I was camping for the weekend in the Endless Mountains of Pennsylvania with five of our six kids. My wife, Jill, was home with our eight-year-old daughter, Kim. After a disastrous camping experience the summer before, Jill was happy to stay home. She said she was giving up camping for Lent.
I was walking down from our campsite to our Dodge Caravan when I noticed our fourteen-year-old daughter, Ashley, standing in front of the van, tense and upset. When I asked her what was wrong, she said, "I lost my contact lens. It’s gone." I looked down with her at the forest floor, covered with leaves and twigs. There were a million little crevices for the lens to fall into and disappear.
I said, "Ashley, don't move. Let's pray." But before I could pray, she burst into tears. "What good does it do? I’ve prayed for Kim to speak, and she isn't speaking."
Kim struggles with autism and developmental delay. Because of her weak fine motor skills and problems with motor planning, she is also mute. One day after five years of speech therapy, Kim crawled out of the speech therapist's office, crying from frustration. Jill said, "No more," and we stopped speech therapy.
Prayer was no mere formality for Ashley. She had taken God at his word and asked that he would let Kim speak. But nothing happened. Kim's muteness was testimony to a silent God. Prayer, it seemed, doesn't work.
Few of us have Ashley's courage to articulate the quiet cynicism or spiritual weariness that develops in us when heartfelt prayer goes unanswered. We keep our doubts hidden even from ourselves because we don’t want to sound like bad Christians. No reason to add shame to our cynicism. So our hearts shut down.

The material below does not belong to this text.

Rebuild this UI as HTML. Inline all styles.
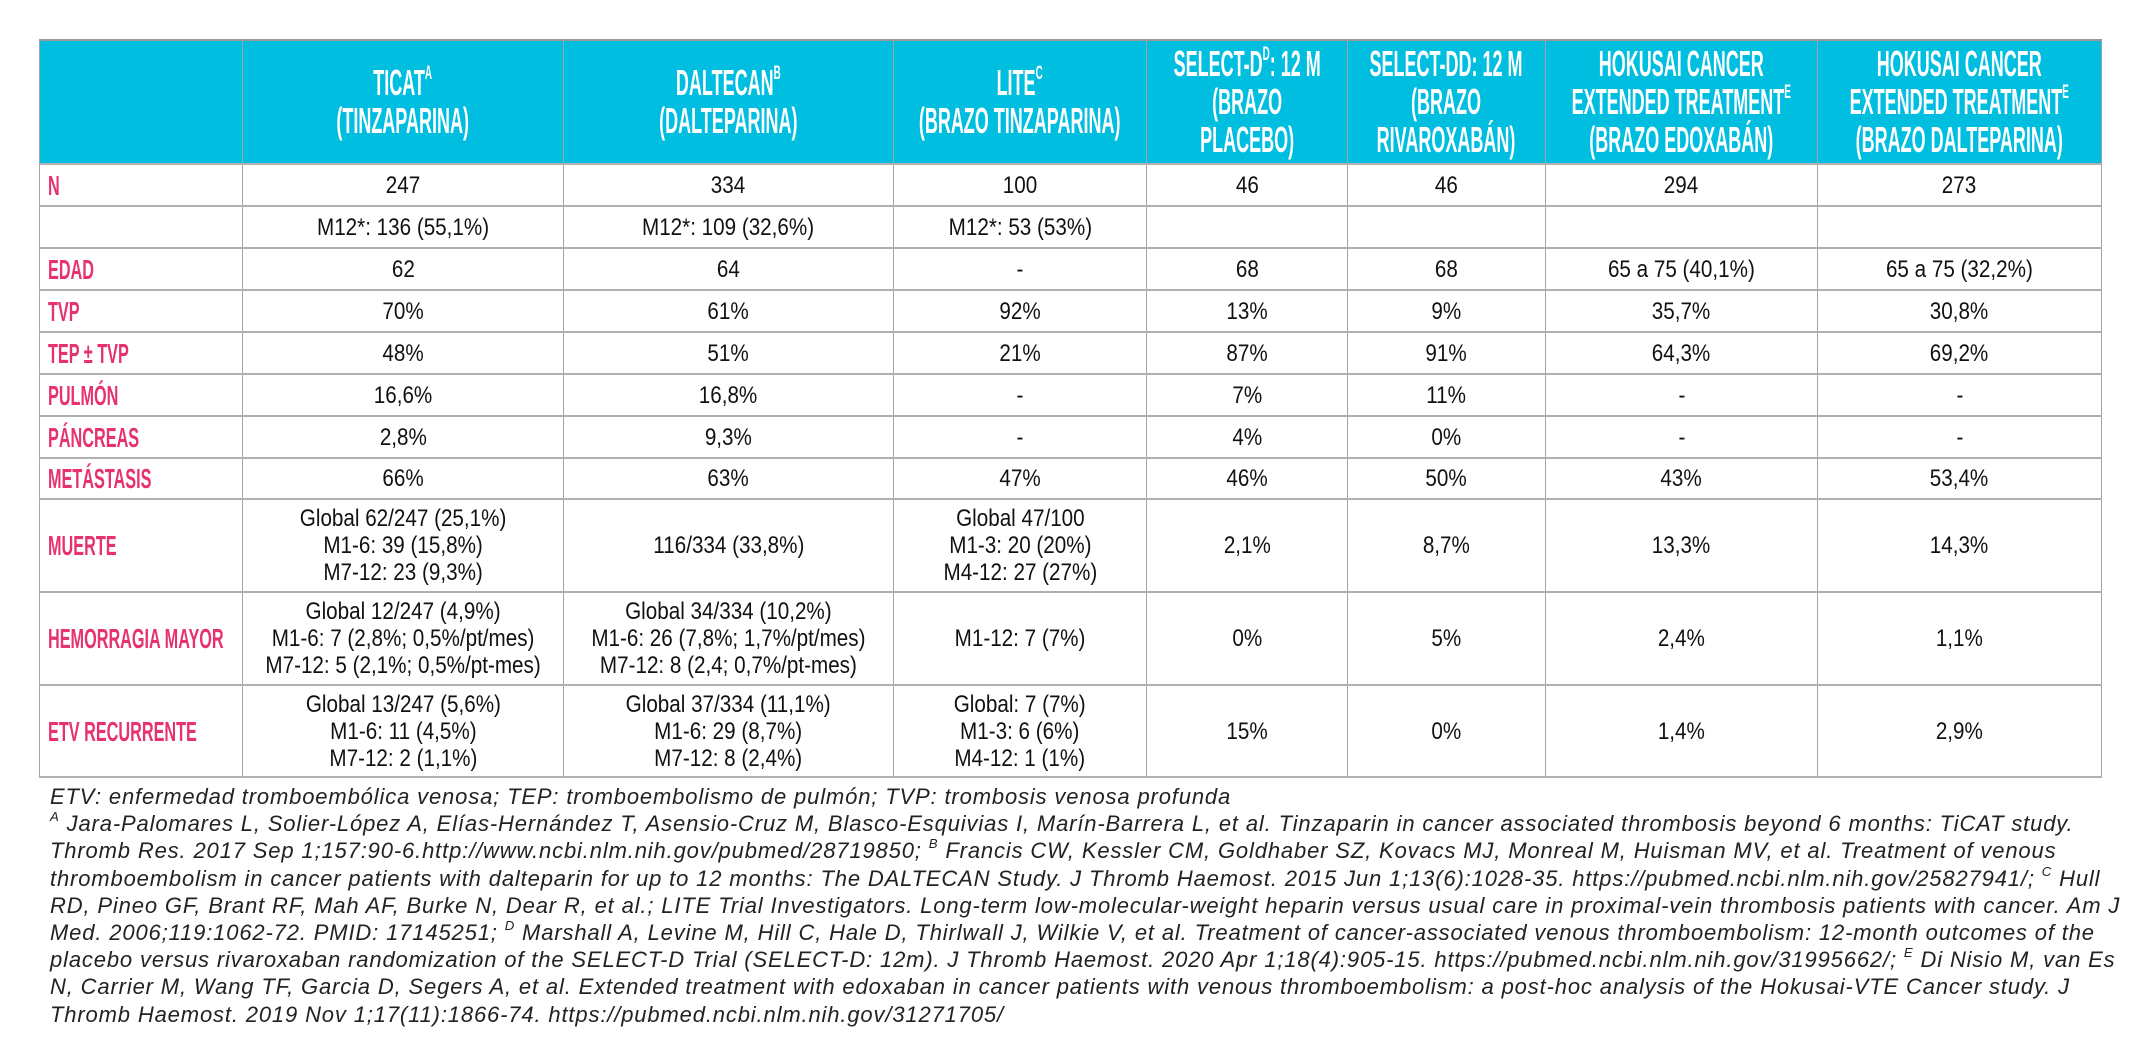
<!DOCTYPE html>
<html><head><meta charset="utf-8"><style>
html,body{margin:0;padding:0;background:#fff;width:2133px;height:1059px;overflow:hidden}
table{position:absolute;left:39px;top:39px;border-collapse:collapse;table-layout:fixed;width:2062px;font-family:"Liberation Sans",sans-serif}
td{border:1px solid #a3a3a3;border-top:2px solid #b0b0b0;border-bottom:2px solid #b0b0b0;text-align:center;vertical-align:middle;padding:0;color:#111;font-size:24px;line-height:27px;overflow:visible;white-space:nowrap}
tr.h td{background:#00bee0;color:#fff;font-weight:bold;font-size:36px;line-height:38px;border-top:2px solid #999}
.c{display:inline-block;transform:scaleX(0.5);transform-origin:center;margin:0 -300px}
.b{display:inline-block;transform:scaleX(0.86);transform-origin:center;margin:0 -100px}
td.l{text-align:left;padding-left:8px;color:#e6326e;font-weight:bold;font-size:28px}
td.l span{display:inline-block;transform:scaleX(0.58);transform-origin:left center}
sup{font-size:55%;vertical-align:top;line-height:1}
.fn{position:absolute;left:50px;top:783px;font-family:"Liberation Sans",sans-serif;font-style:italic;font-size:22px;line-height:27.2px;color:#222;white-space:nowrap;letter-spacing:0.85px}
.fn sup{font-size:60%}
</style></head><body>
<table>
<colgroup><col style="width:203px"><col style="width:321px"><col style="width:330px"><col style="width:253px"><col style="width:201px"><col style="width:198px"><col style="width:272px"><col style="width:284px"></colgroup>
<tr class="h" style="height:124px"><td></td>
<td><span class="c">TICAT<sup>A</sup><br>(TINZAPARINA)</span></td>
<td><span class="c">DALTECAN<sup>B</sup><br>(DALTEPARINA)</span></td>
<td><span class="c">LITE<sup>C</sup><br>(BRAZO TINZAPARINA)</span></td>
<td><span class="c">SELECT-D<sup>D</sup>: 12 M<br>(BRAZO<br>PLACEBO)</span></td>
<td><span class="c">SELECT-DD: 12 M<br>(BRAZO<br>RIVAROXABÁN)</span></td>
<td><span class="c">HOKUSAI CANCER<br>EXTENDED TREATMENT<sup>E</sup><br>(BRAZO EDOXABÁN)</span></td>
<td><span class="c">HOKUSAI CANCER<br>EXTENDED TREATMENT<sup>E</sup><br>(BRAZO DALTEPARINA)</span></td></tr>
<tr style="height:42px"><td class="l"><span>N</span></td><td><span class="b">247</span></td><td><span class="b">334</span></td><td><span class="b">100</span></td><td><span class="b">46</span></td><td><span class="b">46</span></td><td><span class="b">294</span></td><td><span class="b">273</span></td></tr>
<tr style="height:42px"><td></td><td><span class="b">M12*: 136 (55,1%)</span></td><td><span class="b">M12*: 109 (32,6%)</span></td><td><span class="b">M12*: 53 (53%)</span></td><td></td><td></td><td></td><td></td></tr>
<tr style="height:42px"><td class="l"><span>EDAD</span></td><td><span class="b">62</span></td><td><span class="b">64</span></td><td><span class="b">-</span></td><td><span class="b">68</span></td><td><span class="b">68</span></td><td><span class="b">65 a 75 (40,1%)</span></td><td><span class="b">65 a 75 (32,2%)</span></td></tr>
<tr style="height:42px"><td class="l"><span>TVP</span></td><td><span class="b">70%</span></td><td><span class="b">61%</span></td><td><span class="b">92%</span></td><td><span class="b">13%</span></td><td><span class="b">9%</span></td><td><span class="b">35,7%</span></td><td><span class="b">30,8%</span></td></tr>
<tr style="height:42px"><td class="l"><span>TEP ± TVP</span></td><td><span class="b">48%</span></td><td><span class="b">51%</span></td><td><span class="b">21%</span></td><td><span class="b">87%</span></td><td><span class="b">91%</span></td><td><span class="b">64,3%</span></td><td><span class="b">69,2%</span></td></tr>
<tr style="height:42px"><td class="l"><span>PULMÓN</span></td><td><span class="b">16,6%</span></td><td><span class="b">16,8%</span></td><td><span class="b">-</span></td><td><span class="b">7%</span></td><td><span class="b">11%</span></td><td><span class="b">-</span></td><td><span class="b">-</span></td></tr>
<tr style="height:42px"><td class="l"><span>PÁNCREAS</span></td><td><span class="b">2,8%</span></td><td><span class="b">9,3%</span></td><td><span class="b">-</span></td><td><span class="b">4%</span></td><td><span class="b">0%</span></td><td><span class="b">-</span></td><td><span class="b">-</span></td></tr>
<tr style="height:41px"><td class="l"><span>METÁSTASIS</span></td><td><span class="b">66%</span></td><td><span class="b">63%</span></td><td><span class="b">47%</span></td><td><span class="b">46%</span></td><td><span class="b">50%</span></td><td><span class="b">43%</span></td><td><span class="b">53,4%</span></td></tr>
<tr style="height:93px"><td class="l"><span>MUERTE</span></td><td><span class="b">Global 62/247 (25,1%)<br>M1-6: 39 (15,8%)<br>M7-12: 23 (9,3%)</span></td><td><span class="b">116/334 (33,8%)</span></td><td><span class="b">Global 47/100<br>M1-3: 20 (20%)<br>M4-12: 27 (27%)</span></td><td><span class="b">2,1%</span></td><td><span class="b">8,7%</span></td><td><span class="b">13,3%</span></td><td><span class="b">14,3%</span></td></tr>
<tr style="height:93px"><td class="l"><span>HEMORRAGIA MAYOR</span></td><td><span class="b">Global 12/247 (4,9%)<br>M1-6: 7 (2,8%; 0,5%/pt/mes)<br>M7-12: 5 (2,1%; 0,5%/pt-mes)</span></td><td><span class="b">Global 34/334 (10,2%)<br>M1-6: 26 (7,8%; 1,7%/pt/mes)<br>M7-12: 8 (2,4; 0,7%/pt-mes)</span></td><td><span class="b">M1-12: 7 (7%)</span></td><td><span class="b">0%</span></td><td><span class="b">5%</span></td><td><span class="b">2,4%</span></td><td><span class="b">1,1%</span></td></tr>
<tr style="height:92px"><td class="l"><span>ETV RECURRENTE</span></td><td><span class="b">Global 13/247 (5,6%)<br>M1-6: 11 (4,5%)<br>M7-12: 2 (1,1%)</span></td><td><span class="b">Global 37/334 (11,1%)<br>M1-6: 29 (8,7%)<br>M7-12: 8 (2,4%)</span></td><td><span class="b">Global: 7 (7%)<br>M1-3: 6 (6%)<br>M4-12: 1 (1%)</span></td><td><span class="b">15%</span></td><td><span class="b">0%</span></td><td><span class="b">1,4%</span></td><td><span class="b">2,9%</span></td></tr>
</table>
<div class="fn">
<div>ETV: enfermedad tromboembólica venosa; TEP: tromboembolismo de pulmón; TVP: trombosis venosa profunda</div>
<div><sup>A</sup> Jara-Palomares L, Solier-López A, Elías-Hernández T, Asensio-Cruz M, Blasco-Esquivias I, Marín-Barrera L, et al. Tinzaparin in cancer associated thrombosis beyond 6 months: TiCAT study.</div>
<div>Thromb Res. 2017 Sep 1;157:90-6.http://www.ncbi.nlm.nih.gov/pubmed/28719850; <sup>B</sup> Francis CW, Kessler CM, Goldhaber SZ, Kovacs MJ, Monreal M, Huisman MV, et al. Treatment of venous</div>
<div>thromboembolism in cancer patients with dalteparin for up to 12 months: The DALTECAN Study. J Thromb Haemost. 2015 Jun 1;13(6):1028-35. https://pubmed.ncbi.nlm.nih.gov/25827941/; <sup>C</sup> Hull</div>
<div>RD, Pineo GF, Brant RF, Mah AF, Burke N, Dear R, et al.; LITE Trial Investigators. Long-term low-molecular-weight heparin versus usual care in proximal-vein thrombosis patients with cancer. Am J</div>
<div>Med. 2006;119:1062-72. PMID: 17145251; <sup>D</sup> Marshall A, Levine M, Hill C, Hale D, Thirlwall J, Wilkie V, et al. Treatment of cancer-associated venous thromboembolism: 12-month outcomes of the</div>
<div>placebo versus rivaroxaban randomization of the SELECT-D Trial (SELECT-D: 12m). J Thromb Haemost. 2020 Apr 1;18(4):905-15. https://pubmed.ncbi.nlm.nih.gov/31995662/; <sup>E</sup> Di Nisio M, van Es</div>
<div>N, Carrier M, Wang TF, Garcia D, Segers A, et al. Extended treatment with edoxaban in cancer patients with venous thromboembolism: a post-hoc analysis of the Hokusai-VTE Cancer study. J</div>
<div>Thromb Haemost. 2019 Nov 1;17(11):1866-74. https://pubmed.ncbi.nlm.nih.gov/31271705/</div>
</div>
</body></html>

The glib way people talk about prayer often reinforces our cynicism. We end our conversations with "I'll keep you in my prayers." We have a vocabulary of "prayer speak," including "I'll lift you up in prayer" and "I'll remember you in prayer." Many who use these phrases, including us, never get around to praying. Why? Because we don't think prayer makes much difference.
Cynicism and glibness are just part of the problem. The most common frustration is the activity of praying itself. We last for about fifteen seconds, and then out of nowhere the day's to-do list pops up and our minds are off on a tangent. We catch ourselves and, by sheer force of the will, go back to praying. Before we know it, it has happened again. Instead of praying, we are doing a confused mix of wandering and worrying. Then the guilt sets in. Something must be wrong with me. Other Christians don't seem to have this trouble praying. After five minutes we give up, saying, "I am no good at this. I might as well get some work done."
Something is wrong with us. Our natural desire to pray comes from Creation. We are made in the image of God. Our inability to pray comes from the Fall. Evil has marred the image. We want to talk to God but can't. The friction of our desire to pray, combined with our badly damaged prayer antennae, leads to constant frustration. It’s as if we've had a stroke.
Complicating this is the enormous confusion about what makes for good prayer. We vaguely sense that we should begin by focusing on God, not on ourselves. So when we start to pray, we try to worship. That works for a minute, but it feels contrived; then guilt sets in again. We wonder, Did I worship enough? Did I really mean it?
In a burst of spiritual enthusiasm we put together a prayer list, but praying through the list gets dull, and nothing seems to happen. The list gets long and cumbersome; we lose touch with many of the needs. Praying feels like whistling in the wind. When someone is healed or helped, we wonder if it would have happened anyway. Then we misplace the list.